Plan de Trump pour Gaza : les impératifs d’une paix encore insaisissabl
S’il n’est accompagné par aucun effort diplomatique significatif, le succès incontestable obtenu le 13 octobre par Donald Trump, avec la libération des otages israéliens et l’arrêt des bombardements sur Gaza, ne sera qu’un retour à la situation qui prévalait à la veille du 7 octobre 2023.
Le calvaire des derniers otages israéliens encore vivants a enfin cessé. Celui des Palestiniens de Gaza, soumis aux bombardements israéliens indiscriminés depuis les massacres du 7 octobre 2023 perpétrés par le Hamas, également.
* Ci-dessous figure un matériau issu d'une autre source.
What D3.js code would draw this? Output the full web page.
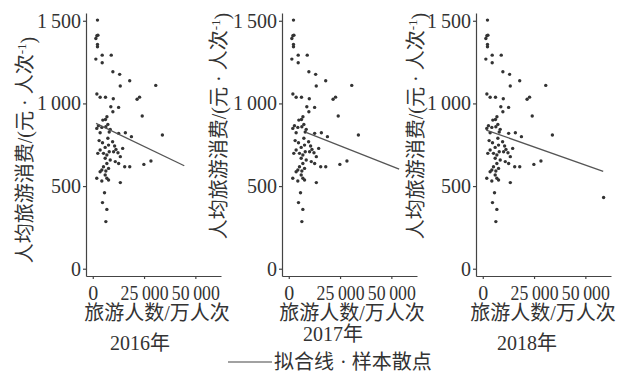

Près de 2 000 prisonniers palestiniens ont aussi recouvré la liberté en échange de ces libérations.
Le mérite de cet épilogue revient au président des Etats-Unis, Donald Trump, venu sur place, lundi 13 octobre, récolter les fruits de sa détermination à mettre fin à une offensive israélienne dont le sens échappait depuis longtemps à toute rationalité et qui a anéanti l’étroite bande de terre.
En Israël, la joie indescriptible des familles enfin réunies ne fait pas oublier le souvenir des morts du 7-Octobre et de ceux qui n’ont pas survécu à leur captivité, pas plus que le calme retrouvé à Gaza n’efface l’effroyable tribut versé par les civils palestiniens, mais, pour la première fois depuis deux ans, la question du « jour d’après » peut enfin être posée sans être étouffée par le fracas des armes.
Ce « jour d’après », pourtant, reste en l’état insaisissable. Le volontarisme déployé, le 13 octobre, par Donald Trump à la tribune de la Knesset, le Parlement israélien, puis lors du sommet de Charm El-Cheikh, en Egypte, ne peut masquer les imprécisions du plan qu’il a présenté à la Maison Blanche le 29 septembre, dont l’ambition est de mettre fin au conflit israélo-palestinien. Avec son emphase coutumière, le président des Etats-Unis a annoncé une « aube nouvelle » et un « âge d’or » pour le Proche et le Moyen-Orient. Faire en sorte qu’ils puissent se matérialiser implique que les leçons soient tirées de la mécanique infernale qui a conduit à l’injustifiable déchaînement de violence du 7-Octobre.
Il s’agit tout d’abord du blocus impitoyable imposé par Israël à la bande de Gaza après le coup de force du Hamas, en 2007, qui visait officiellement à l’empêcher de nuire. Les grandes puissances doivent également mesurer les conséquences de leur passivité passée alors que les opinions publiques, y compris aux Etats-Unis, se sont mises en branle pour dénoncer l’évidente injustice faite aux Palestiniens. Washington s’est habitué à sous-traiter ce conflit à Israël, qui a tout mis en œuvre pour réduire, en Cisjordanie, l’Autorité palestinienne à un rôle de supplétif.
Les pays européens sont restés tout aussi apathiques. Le comportement d’Israël à l’égard des Palestiniens et son entreprise brutale de colonisation contredisaient pourtant l’esprit et la lettre de l’accord d’association liant l’Etat hébreu à l’Union européenne. Certains Etats arabes, en normalisant sans conditions avec Israël, ont également participé à une tentative d’occultation qui a pris fin dans un terrible bain de sang.
S’il n’est accompagné par aucun effort diplomatique significatif, le succès incontestable obtenu, le 13 octobre, par Donald Trump ne sera qu’un retour à la situation qui prévalait à la veille du 7 octobre 2023. Une telle situation condamnera deux peuples enfermés dans leurs traumatismes à vivre dans l’angoisse de nouveaux carnages.
L’histoire a montré ce dont les deux protagonistes de ce conflit sont capables lorsqu’ils se retrouvent livrés à eux-mêmes : l’impéritie, la division et la fuite en avant barbare pour les Palestiniens, l’hubris, l’aveuglement et le jusqu’au-boutisme messianique pour les Israéliens. Parvenir à la paix juste que la solution à deux Etats pourrait garantir suppose donc l’engagement et la constance de tous. On en est encore très loin.